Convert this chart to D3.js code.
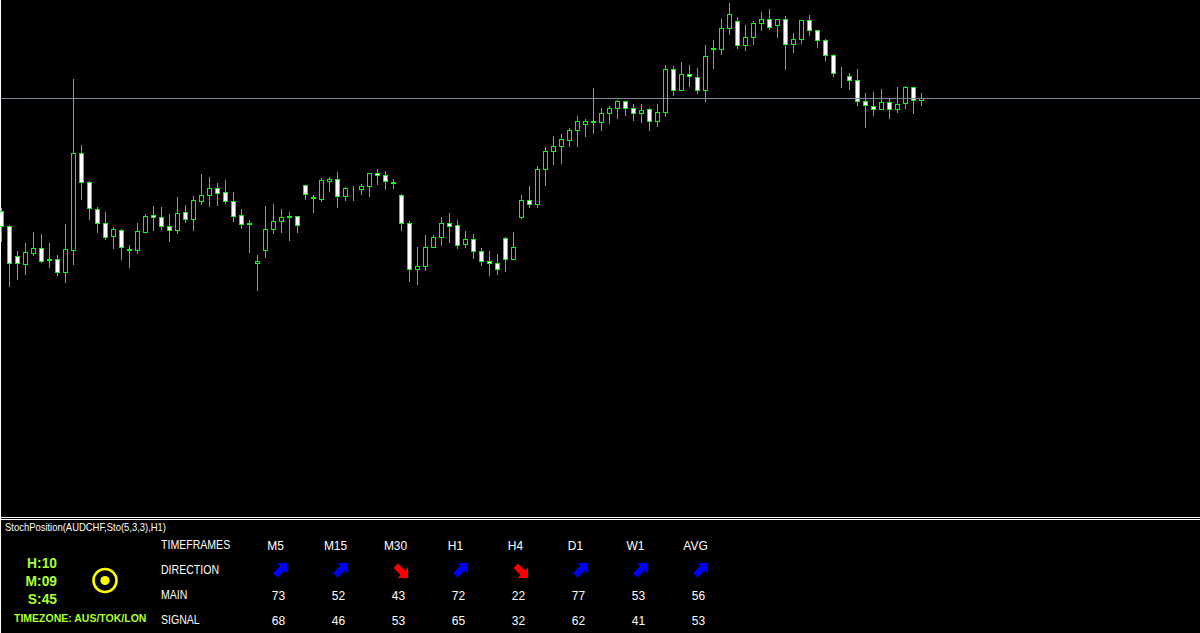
<!DOCTYPE html>
<html>
<head>
<meta charset="utf-8">
<title>AUDCHF H1</title>
<script src="https://cdn.jsdelivr.net/npm/d3@7"></script>
<style>
html, body { margin: 0; padding: 0; background: #000; overflow: hidden; }
svg { display: block; }
text { font-family: "Liberation Sans", Arial, sans-serif; fill: #fff; }
</style>
</head>
<body>
<div id="chart"></div>
<script>
// candle values, in points above the floor of the price pane
const opens = [306,291,261,253,264,269,258,258,245,267,364,335,308,294,281,287,268,267,285,302,300,291,287,305,298,316,322,329,325,316,302,294,254,267,288,296,301,301,332,320,318,336,338,321,329,328,331,344,342,335,322,294,248,251,270,280,294,292,273,278,266,256,254,279,258,300,317,313,348,366,371,377,387,393,396,395,404,409,416,409,404,408,396,405,448,427,443,440,427,469,468,489,496,472,480,494,498,492,498,473,478,497,487,477,462,441,441,437,416,411,408,415,408,414,430,417];
const highs = [309,292,266,274,285,283,274,262,293,438,372,336,310,305,290,288,272,294,303,311,310,303,320,312,321,343,340,334,337,325,308,297,262,311,313,308,305,301,332,322,339,340,345,330,331,333,344,348,346,338,323,296,270,282,282,300,304,297,286,283,269,266,263,280,285,322,331,351,370,381,383,389,401,398,429,409,411,417,416,413,413,409,413,452,451,455,452,449,472,477,498,514,500,492,496,505,508,498,501,484,497,502,487,478,463,450,444,448,424,425,428,418,430,431,430,424];
const lows = [276,231,238,243,262,255,250,242,235,253,318,298,285,278,269,258,250,264,285,287,288,276,284,295,287,313,311,312,314,296,289,265,227,260,284,285,277,285,318,305,316,326,310,317,317,323,321,333,328,329,287,236,233,247,270,272,275,269,270,259,252,242,243,246,258,299,310,310,332,353,354,371,371,381,384,387,394,399,402,397,395,387,391,401,422,427,431,424,416,449,463,483,469,467,473,487,488,480,448,465,474,482,470,457,441,430,428,412,390,402,408,399,405,409,404,412];
const closes = [291,254,254,265,269,256,257,245,268,364,335,309,294,280,288,270,267,286,301,300,291,287,304,298,317,322,329,324,316,301,293,293,256,288,296,300,300,292,323,319,337,338,321,329,329,331,344,342,336,334,294,248,251,270,280,294,291,272,278,266,256,254,248,258,270,317,313,348,366,371,378,387,396,396,395,404,409,416,409,404,407,396,405,448,427,443,441,427,461,468,489,503,472,480,494,498,490,498,473,478,497,487,477,462,444,441,437,416,412,408,415,408,413,430,417,419];
const bidLevel = 419;
const pointFloor = 0, pointCeil = 517;

// stochastic dashboard
const timeframes = ["M5", "M15", "M30", "H1", "H4", "D1", "W1", "AVG"];
const mainValues = [73, 52, 43, 72, 22, 77, 53, 56];
const signalValues = [68, 46, 53, 65, 32, 62, 41, 53];
const rowLabels = ["TIMEFRAMES", "DIRECTION", "MAIN", "SIGNAL"];
const clockLines = ["H:10", "M:09", "S:45"];
const timezoneLabel = "TIMEZONE: AUS/TOK/LON";
const indicatorTitle = "StochPosition(AUDCHF,Sto(5,3,3),H1)";

const width = 1200, height = 633;
const green = "#00ff00", lime = "#adff2f";

const svg = d3.select("#chart").append("svg")
    .attr("width", width)
    .attr("height", height);

svg.append("rect").attr("width", width).attr("height", height).attr("fill", "#000");

const x = d3.scaleLinear().domain([0, opens.length - 1]).range([1, 921]);
const y = d3.scaleLinear().domain([pointFloor, pointCeil]).range([pointCeil, 0]);

// pane borders
svg.append("g").attr("shape-rendering", "crispEdges")
    .selectAll("line")
    .data([[0.5, 0, 0.5, 633], [0, 517.5, 1200, 517.5], [0, 519.5, 1200, 519.5]])
    .join("line")
    .attr("x1", d => d[0]).attr("y1", d => d[1])
    .attr("x2", d => d[2]).attr("y2", d => d[3])
    .attr("stroke", "#fff");

// candles
const candles = svg.append("g")
    .attr("shape-rendering", "crispEdges")
    .selectAll("g")
    .data(opens.map((o, i) => ({i, o, h: highs[i], l: lows[i], c: closes[i]})))
    .join("g");

candles.append("line")
    .attr("x1", d => x(d.i) + 0.5)
    .attr("x2", d => x(d.i) + 0.5)
    .attr("y1", d => y(d.h))
    .attr("y2", d => y(d.l) + 1)
    .attr("stroke", green);

candles.append("rect")
    .attr("x", d => x(d.i) - 1.5)
    .attr("width", 4)
    .attr("y", d => y(Math.max(d.o, d.c)) + 0.5)
    .attr("height", d => Math.abs(d.o - d.c))
    .attr("fill", d => d.c > d.o ? "#000" : "#fff")
    .attr("stroke", green);

// bid line
svg.append("line")
    .attr("x1", 1).attr("x2", width)
    .attr("y1", y(bidLevel) + 0.5).attr("y2", y(bidLevel) + 0.5)
    .attr("stroke", "#778899")
    .attr("shape-rendering", "crispEdges");

svg.append("text")
    .attr("x", 5).attr("y", 531)
    .attr("textLength", 161)
    .attr("lengthAdjust", "spacingAndGlyphs")
    .style("font-size", "10.5px")
    .text(indicatorTitle);

// clock
svg.append("g")
    .selectAll("text")
    .data(clockLines)
    .join("text")
    .attr("transform", (d, i) => `translate(57,${568 + i * 18}) scale(0.92,1)`)
    .attr("text-anchor", "end")
    .style("font-size", "15px")
    .style("font-weight", "bold")
    .style("fill", lime)
    .text(d => d);

svg.append("text")
    .attr("x", 14).attr("y", 622)
    .style("font-size", "10.5px")
    .style("font-weight", "bold")
    .style("fill", lime)
    .text(timezoneLabel);

svg.append("circle").attr("cx", 105).attr("cy", 580.5).attr("r", 11.5)
    .attr("fill", "none").attr("stroke", "#ffff00").attr("stroke-width", 2.6);
svg.append("circle").attr("cx", 105).attr("cy", 580.5).attr("r", 4.6)
    .attr("fill", "#ffff00");

// dashboard table
const col = d3.scalePoint().domain(timeframes).range([278.5, 698.5]);
const row = d3.scalePoint().domain(rowLabels).range([549, 624]);

svg.append("g")
    .selectAll("text")
    .data(rowLabels)
    .join("text")
    .attr("transform", d => `translate(161,${row(d)}) scale(0.88,1)`)
    .style("font-size", "12px")
    .text(d => d);

svg.append("g")
    .selectAll("text")
    .data(timeframes)
    .join("text")
    .attr("transform", d => `translate(${col(d) - 3},${row("TIMEFRAMES") + 1}) scale(0.92,1)`)
    .attr("text-anchor", "middle")
    .style("font-size", "13px")
    .text(d => d);

[["MAIN", mainValues], ["SIGNAL", signalValues]].forEach(([label, values]) => {
    svg.append("g")
        .selectAll("text")
        .data(values)
        .join("text")
        .attr("x", (d, i) => col(timeframes[i]))
        .attr("y", row(label) + 1)
        .attr("text-anchor", "middle")
        .style("font-size", "12px")
        .text(d => d);
});

// arrows, up when main is over signal
const upArrow = "M-3,-7.5L7.5,-7.5L7.5,3L4.5,0L-2.5,7L-7,2.5L0,-4.5Z";
const downArrow = "M-7,-2.5L-2.5,-7L4.5,0L7.5,-3L7.5,7.5L-3,7.5L0,4.5Z";

svg.append("g")
    .selectAll("path")
    .data(timeframes)
    .join("path")
    .attr("transform", (d, i) => `translate(${col(d) + (mainValues[i] > signalValues[i] ? 1.5 : 2)},570.5)`)
    .attr("d", (d, i) => mainValues[i] > signalValues[i] ? upArrow : downArrow)
    .attr("fill", (d, i) => mainValues[i] > signalValues[i] ? "#0000ff" : "#ff0000");
</script>
</body>
</html>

______

From start to finish, output the listing exactly, but omit its pictures.

Solution for this exercise
Convert this chart to D3.js code.
<!DOCTYPE html>
<html>
<head>
<meta charset="utf-8">
<title>AUDCHF H1</title>
<script src="https://cdn.jsdelivr.net/npm/d3@7"></script>
<style>
html, body { margin: 0; padding: 0; background: #000; overflow: hidden; }
svg { display: block; }
text { font-family: "Liberation Sans", Arial, sans-serif; fill: #fff; }
</style>
</head>
<body>
<div id="chart"></div>
<script>
// candle values, in points above the floor of the price pane
const opens = [306,291,261,253,264,269,258,258,245,267,364,335,308,294,281,287,268,267,285,302,300,291,287,305,298,316,322,329,325,316,302,294,254,267,288,296,301,301,332,320,318,336,338,321,329,328,331,344,342,335,322,294,248,251,270,280,294,292,273,278,266,256,254,279,258,300,317,313,348,366,371,377,387,393,396,395,404,409,416,409,404,408,396,405,448,427,443,440,427,469,468,489,496,472,480,494,498,492,498,473,478,497,487,477,462,441,441,437,416,411,408,415,408,414,430,417];
const highs = [309,292,266,274,285,283,274,262,293,438,372,336,310,305,290,288,272,294,303,311,310,303,320,312,321,343,340,334,337,325,308,297,262,311,313,308,305,301,332,322,339,340,345,330,331,333,344,348,346,338,323,296,270,282,282,300,304,297,286,283,269,266,263,280,285,322,331,351,370,381,383,389,401,398,429,409,411,417,416,413,413,409,413,452,451,455,452,449,472,477,498,514,500,492,496,505,508,498,501,484,497,502,487,478,463,450,444,448,424,425,428,418,430,431,430,424];
const lows = [276,231,238,243,262,255,250,242,235,253,318,298,285,278,269,258,250,264,285,287,288,276,284,295,287,313,311,312,314,296,289,265,227,260,284,285,277,285,318,305,316,326,310,317,317,323,321,333,328,329,287,236,233,247,270,272,275,269,270,259,252,242,243,246,258,299,310,310,332,353,354,371,371,381,384,387,394,399,402,397,395,387,391,401,422,427,431,424,416,449,463,483,469,467,473,487,488,480,448,465,474,482,470,457,441,430,428,412,390,402,408,399,405,409,404,412];
const closes = [291,254,254,265,269,256,257,245,268,364,335,309,294,280,288,270,267,286,301,300,291,287,304,298,317,322,329,324,316,301,293,293,256,288,296,300,300,292,323,319,337,338,321,329,329,331,344,342,336,334,294,248,251,270,280,294,291,272,278,266,256,254,248,258,270,317,313,348,366,371,378,387,396,396,395,404,409,416,409,404,407,396,405,448,427,443,441,427,461,468,489,503,472,480,494,498,490,498,473,478,497,487,477,462,444,441,437,416,412,408,415,408,413,430,417,419];
const bidLevel = 419;
const pointFloor = 0, pointCeil = 517;

// stochastic dashboard
const timeframes = ["M5", "M15", "M30", "H1", "H4", "D1", "W1", "AVG"];
const mainValues = [73, 52, 43, 72, 22, 77, 53, 56];
const signalValues = [68, 46, 53, 65, 32, 62, 41, 53];
const rowLabels = ["TIMEFRAMES", "DIRECTION", "MAIN", "SIGNAL"];
const clockLines = ["H:10", "M:09", "S:45"];
const timezoneLabel = "TIMEZONE: AUS/TOK/LON";
const indicatorTitle = "StochPosition(AUDCHF,Sto(5,3,3),H1)";

const width = 1200, height = 633;
const green = "#00ff00", lime = "#adff2f";

const svg = d3.select("#chart").append("svg")
    .attr("width", width)
    .attr("height", height);

svg.append("rect").attr("width", width).attr("height", height).attr("fill", "#000");

const x = d3.scaleLinear().domain([0, opens.length - 1]).range([1, 921]);
const y = d3.scaleLinear().domain([pointFloor, pointCeil]).range([pointCeil, 0]);

// pane borders
svg.append("g").attr("shape-rendering", "crispEdges")
    .selectAll("line")
    .data([[0.5, 0, 0.5, 633], [0, 517.5, 1200, 517.5], [0, 519.5, 1200, 519.5]])
    .join("line")
    .attr("x1", d => d[0]).attr("y1", d => d[1])
    .attr("x2", d => d[2]).attr("y2", d => d[3])
    .attr("stroke", "#fff");

// candles
const candles = svg.append("g")
    .attr("shape-rendering", "crispEdges")
    .selectAll("g")
    .data(opens.map((o, i) => ({i, o, h: highs[i], l: lows[i], c: closes[i]})))
    .join("g");

candles.append("line")
    .attr("x1", d => x(d.i) + 0.5)
    .attr("x2", d => x(d.i) + 0.5)
    .attr("y1", d => y(d.h))
    .attr("y2", d => y(d.l) + 1)
    .attr("stroke", green);

candles.append("rect")
    .attr("x", d => x(d.i) - 1.5)
    .attr("width", 4)
    .attr("y", d => y(Math.max(d.o, d.c)) + 0.5)
    .attr("height", d => Math.abs(d.o - d.c))
    .attr("fill", d => d.c > d.o ? "#000" : "#fff")
    .attr("stroke", green);

// bid line
svg.append("line")
    .attr("x1", 1).attr("x2", width)
    .attr("y1", y(bidLevel) + 0.5).attr("y2", y(bidLevel) + 0.5)
    .attr("stroke", "#778899")
    .attr("shape-rendering", "crispEdges");

svg.append("text")
    .attr("x", 5).attr("y", 531)
    .attr("textLength", 161)
    .attr("lengthAdjust", "spacingAndGlyphs")
    .style("font-size", "10.5px")
    .text(indicatorTitle);

// clock
svg.append("g")
    .selectAll("text")
    .data(clockLines)
    .join("text")
    .attr("transform", (d, i) => `translate(57,${568 + i * 18}) scale(0.92,1)`)
    .attr("text-anchor", "end")
    .style("font-size", "15px")
    .style("font-weight", "bold")
    .style("fill", lime)
    .text(d => d);

svg.append("text")
    .attr("x", 14).attr("y", 622)
    .style("font-size", "10.5px")
    .style("font-weight", "bold")
    .style("fill", lime)
    .text(timezoneLabel);

svg.append("circle").attr("cx", 105).attr("cy", 580.5).attr("r", 11.5)
    .attr("fill", "none").attr("stroke", "#ffff00").attr("stroke-width", 2.6);
svg.append("circle").attr("cx", 105).attr("cy", 580.5).attr("r", 4.6)
    .attr("fill", "#ffff00");

// dashboard table
const col = d3.scalePoint().domain(timeframes).range([278.5, 698.5]);
const row = d3.scalePoint().domain(rowLabels).range([549, 624]);

svg.append("g")
    .selectAll("text")
    .data(rowLabels)
    .join("text")
    .attr("transform", d => `translate(161,${row(d)}) scale(0.88,1)`)
    .style("font-size", "12px")
    .text(d => d);

svg.append("g")
    .selectAll("text")
    .data(timeframes)
    .join("text")
    .attr("transform", d => `translate(${col(d) - 3},${row("TIMEFRAMES") + 1}) scale(0.92,1)`)
    .attr("text-anchor", "middle")
    .style("font-size", "13px")
    .text(d => d);

[["MAIN", mainValues], ["SIGNAL", signalValues]].forEach(([label, values]) => {
    svg.append("g")
        .selectAll("text")
        .data(values)
        .join("text")
        .attr("x", (d, i) => col(timeframes[i]))
        .attr("y", row(label) + 1)
        .attr("text-anchor", "middle")
        .style("font-size", "12px")
        .text(d => d);
});

// arrows, up when main is over signal
const upArrow = "M-3,-7.5L7.5,-7.5L7.5,3L4.5,0L-2.5,7L-7,2.5L0,-4.5Z";
const downArrow = "M-7,-2.5L-2.5,-7L4.5,0L7.5,-3L7.5,7.5L-3,7.5L0,4.5Z";

svg.append("g")
    .selectAll("path")
    .data(timeframes)
    .join("path")
    .attr("transform", (d, i) => `translate(${col(d) + (mainValues[i] > signalValues[i] ? 1.5 : 2)},570.5)`)
    .attr("d", (d, i) => mainValues[i] > signalValues[i] ? upArrow : downArrow)
    .attr("fill", (d, i) => mainValues[i] > signalValues[i] ? "#0000ff" : "#ff0000");
</script>
</body>
</html>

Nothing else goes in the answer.